▶ REQUIREMENT:
Retype exactly the lines from the first one through the line with "import pandas as pd", including both ends; skip any pictures.

▶ RECORDED DATA:

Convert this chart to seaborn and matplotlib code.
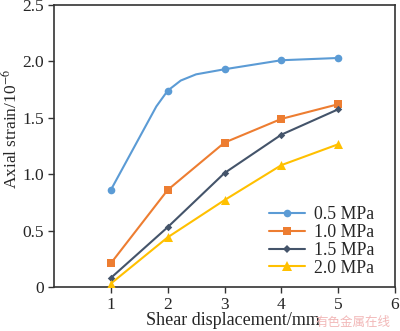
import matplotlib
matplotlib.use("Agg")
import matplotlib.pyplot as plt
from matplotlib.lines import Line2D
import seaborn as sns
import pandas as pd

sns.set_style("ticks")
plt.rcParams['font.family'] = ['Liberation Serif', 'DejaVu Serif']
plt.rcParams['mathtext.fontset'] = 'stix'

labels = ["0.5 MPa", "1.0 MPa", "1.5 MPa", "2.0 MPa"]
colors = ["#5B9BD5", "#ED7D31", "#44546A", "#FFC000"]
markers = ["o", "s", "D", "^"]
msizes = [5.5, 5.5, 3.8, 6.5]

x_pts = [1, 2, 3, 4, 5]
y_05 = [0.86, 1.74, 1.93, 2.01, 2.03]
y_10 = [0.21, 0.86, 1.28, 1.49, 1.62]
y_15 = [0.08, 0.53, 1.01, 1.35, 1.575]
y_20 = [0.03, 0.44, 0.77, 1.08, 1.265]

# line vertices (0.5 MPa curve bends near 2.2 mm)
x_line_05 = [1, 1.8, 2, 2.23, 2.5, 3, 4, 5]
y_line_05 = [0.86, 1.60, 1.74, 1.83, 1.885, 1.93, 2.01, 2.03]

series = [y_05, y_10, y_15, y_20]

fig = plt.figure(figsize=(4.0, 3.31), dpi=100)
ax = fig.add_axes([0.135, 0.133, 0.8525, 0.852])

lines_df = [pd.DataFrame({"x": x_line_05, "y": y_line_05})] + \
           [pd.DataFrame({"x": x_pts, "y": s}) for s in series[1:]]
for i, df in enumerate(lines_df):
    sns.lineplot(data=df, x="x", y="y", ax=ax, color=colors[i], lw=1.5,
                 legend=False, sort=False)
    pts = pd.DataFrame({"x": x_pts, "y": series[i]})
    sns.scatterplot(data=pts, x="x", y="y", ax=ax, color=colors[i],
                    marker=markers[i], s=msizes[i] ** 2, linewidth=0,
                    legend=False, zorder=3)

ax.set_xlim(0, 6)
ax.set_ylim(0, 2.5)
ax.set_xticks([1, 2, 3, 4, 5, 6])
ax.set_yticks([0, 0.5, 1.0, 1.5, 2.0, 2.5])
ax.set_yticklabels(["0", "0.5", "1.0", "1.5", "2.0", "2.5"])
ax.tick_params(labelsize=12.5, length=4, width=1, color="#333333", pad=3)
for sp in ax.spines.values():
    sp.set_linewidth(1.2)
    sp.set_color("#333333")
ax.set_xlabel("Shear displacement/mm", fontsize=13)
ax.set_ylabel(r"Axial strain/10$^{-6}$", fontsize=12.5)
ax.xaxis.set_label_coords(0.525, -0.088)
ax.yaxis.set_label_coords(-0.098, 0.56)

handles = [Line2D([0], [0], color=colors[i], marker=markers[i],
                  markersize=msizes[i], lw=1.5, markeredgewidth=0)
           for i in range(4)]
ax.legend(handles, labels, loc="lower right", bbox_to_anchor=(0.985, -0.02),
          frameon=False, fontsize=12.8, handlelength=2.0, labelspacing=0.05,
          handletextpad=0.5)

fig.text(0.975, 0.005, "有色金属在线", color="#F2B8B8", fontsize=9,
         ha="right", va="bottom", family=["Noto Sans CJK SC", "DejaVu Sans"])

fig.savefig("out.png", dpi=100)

▶ SOLUTION:
Convert this chart to seaborn and matplotlib code.
import matplotlib
matplotlib.use("Agg")
import matplotlib.pyplot as plt
from matplotlib.lines import Line2D
import seaborn as sns
import pandas as pd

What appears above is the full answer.